Data shown –
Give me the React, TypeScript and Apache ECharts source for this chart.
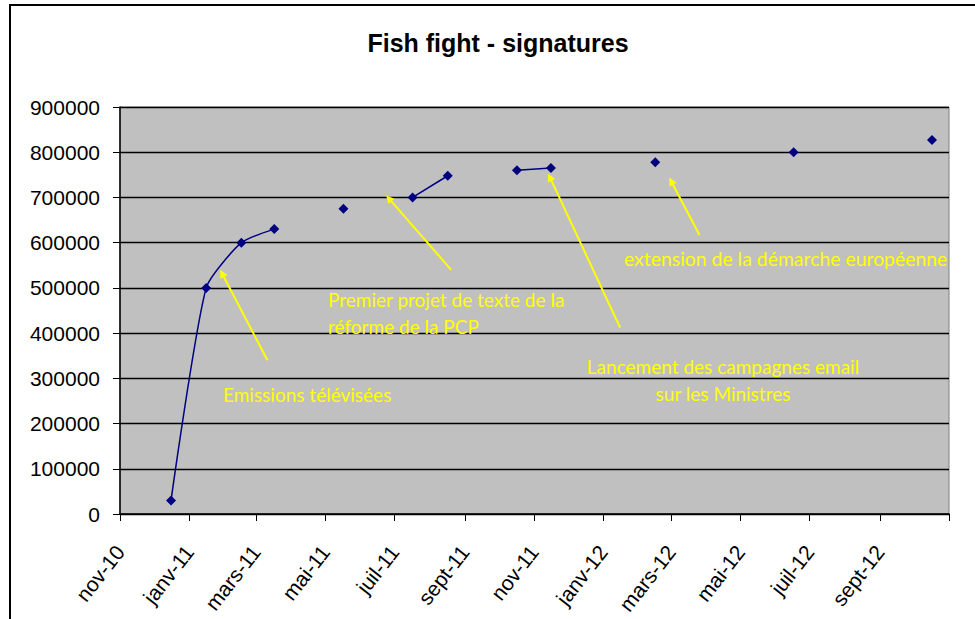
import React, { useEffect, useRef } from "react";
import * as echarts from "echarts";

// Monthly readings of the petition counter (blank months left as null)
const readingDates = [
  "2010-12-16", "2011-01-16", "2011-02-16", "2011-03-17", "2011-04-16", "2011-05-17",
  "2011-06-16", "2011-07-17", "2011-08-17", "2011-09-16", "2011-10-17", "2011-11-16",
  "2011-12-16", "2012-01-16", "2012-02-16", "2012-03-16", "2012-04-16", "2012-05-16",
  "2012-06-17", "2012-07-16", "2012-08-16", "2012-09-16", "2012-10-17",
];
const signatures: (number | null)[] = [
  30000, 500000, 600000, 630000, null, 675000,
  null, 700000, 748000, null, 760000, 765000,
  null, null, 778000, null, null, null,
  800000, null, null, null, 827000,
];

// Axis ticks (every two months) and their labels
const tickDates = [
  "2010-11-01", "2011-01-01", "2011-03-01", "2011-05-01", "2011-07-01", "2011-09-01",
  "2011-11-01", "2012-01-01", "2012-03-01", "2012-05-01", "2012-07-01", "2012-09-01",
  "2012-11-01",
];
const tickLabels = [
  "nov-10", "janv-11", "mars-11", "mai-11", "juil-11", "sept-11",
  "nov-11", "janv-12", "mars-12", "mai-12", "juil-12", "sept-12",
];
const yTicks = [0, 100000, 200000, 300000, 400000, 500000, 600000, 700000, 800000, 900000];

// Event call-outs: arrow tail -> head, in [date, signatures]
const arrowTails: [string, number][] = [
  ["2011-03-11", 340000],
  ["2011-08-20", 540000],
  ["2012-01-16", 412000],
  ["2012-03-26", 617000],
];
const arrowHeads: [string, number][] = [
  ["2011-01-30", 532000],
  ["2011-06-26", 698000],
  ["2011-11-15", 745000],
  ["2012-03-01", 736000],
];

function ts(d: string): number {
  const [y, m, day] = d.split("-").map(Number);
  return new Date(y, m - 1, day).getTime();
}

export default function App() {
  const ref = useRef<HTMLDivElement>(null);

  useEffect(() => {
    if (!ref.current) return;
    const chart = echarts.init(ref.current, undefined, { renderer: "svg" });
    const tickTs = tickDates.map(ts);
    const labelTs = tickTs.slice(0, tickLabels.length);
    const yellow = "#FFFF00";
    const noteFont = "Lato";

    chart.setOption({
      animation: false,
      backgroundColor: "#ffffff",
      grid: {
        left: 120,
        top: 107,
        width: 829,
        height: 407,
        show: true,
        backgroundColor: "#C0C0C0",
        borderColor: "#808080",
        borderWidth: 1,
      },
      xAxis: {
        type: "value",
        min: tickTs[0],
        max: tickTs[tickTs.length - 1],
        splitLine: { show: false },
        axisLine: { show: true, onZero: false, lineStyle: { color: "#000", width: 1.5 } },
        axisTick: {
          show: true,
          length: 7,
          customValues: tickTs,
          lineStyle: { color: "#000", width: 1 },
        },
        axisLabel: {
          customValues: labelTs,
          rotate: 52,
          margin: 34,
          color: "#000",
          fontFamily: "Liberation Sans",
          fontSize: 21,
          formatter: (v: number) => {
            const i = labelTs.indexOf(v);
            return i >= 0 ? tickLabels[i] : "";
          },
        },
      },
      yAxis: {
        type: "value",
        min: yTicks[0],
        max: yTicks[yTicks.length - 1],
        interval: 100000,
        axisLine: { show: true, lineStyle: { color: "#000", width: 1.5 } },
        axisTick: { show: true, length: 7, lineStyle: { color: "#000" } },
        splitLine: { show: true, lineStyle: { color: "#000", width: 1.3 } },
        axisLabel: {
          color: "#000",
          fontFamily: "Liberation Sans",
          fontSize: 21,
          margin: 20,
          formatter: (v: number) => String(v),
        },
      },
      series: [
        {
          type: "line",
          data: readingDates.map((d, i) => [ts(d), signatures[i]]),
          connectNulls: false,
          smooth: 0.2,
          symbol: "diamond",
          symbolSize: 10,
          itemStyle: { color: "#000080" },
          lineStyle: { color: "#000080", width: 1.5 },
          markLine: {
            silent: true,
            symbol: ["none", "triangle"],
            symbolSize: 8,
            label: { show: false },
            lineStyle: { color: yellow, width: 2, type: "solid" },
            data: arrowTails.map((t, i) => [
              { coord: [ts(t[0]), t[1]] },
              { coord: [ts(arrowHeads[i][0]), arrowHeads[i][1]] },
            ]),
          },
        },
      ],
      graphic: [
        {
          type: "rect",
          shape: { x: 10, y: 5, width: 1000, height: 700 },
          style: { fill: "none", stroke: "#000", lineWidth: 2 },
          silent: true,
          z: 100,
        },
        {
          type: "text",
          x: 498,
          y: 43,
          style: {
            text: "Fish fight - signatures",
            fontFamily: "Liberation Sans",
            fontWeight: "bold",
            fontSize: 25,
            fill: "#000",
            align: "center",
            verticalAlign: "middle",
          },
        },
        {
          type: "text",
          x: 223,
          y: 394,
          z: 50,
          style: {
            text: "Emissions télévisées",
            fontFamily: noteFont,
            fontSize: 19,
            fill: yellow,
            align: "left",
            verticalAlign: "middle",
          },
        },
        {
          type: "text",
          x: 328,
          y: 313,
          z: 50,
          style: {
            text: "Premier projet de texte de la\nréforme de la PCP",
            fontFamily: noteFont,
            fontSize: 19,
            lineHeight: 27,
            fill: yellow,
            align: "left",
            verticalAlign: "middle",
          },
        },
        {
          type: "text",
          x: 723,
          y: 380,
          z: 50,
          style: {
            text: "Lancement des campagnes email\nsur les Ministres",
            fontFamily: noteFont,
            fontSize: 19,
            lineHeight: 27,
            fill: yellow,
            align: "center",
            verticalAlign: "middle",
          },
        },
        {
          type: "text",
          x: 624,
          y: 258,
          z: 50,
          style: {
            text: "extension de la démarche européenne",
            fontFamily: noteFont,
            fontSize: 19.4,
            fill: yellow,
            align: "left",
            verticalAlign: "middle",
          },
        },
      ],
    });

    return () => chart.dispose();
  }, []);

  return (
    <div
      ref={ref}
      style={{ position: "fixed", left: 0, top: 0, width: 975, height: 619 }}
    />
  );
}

What is asked – Return exactly what appears from the opening line of the material through the line with "import * as", apart from the pictures.

Answer to this exercise –
Give me the React, TypeScript and Apache ECharts source for this chart.
import React, { useEffect, useRef } from "react";
import * as echarts from "echarts";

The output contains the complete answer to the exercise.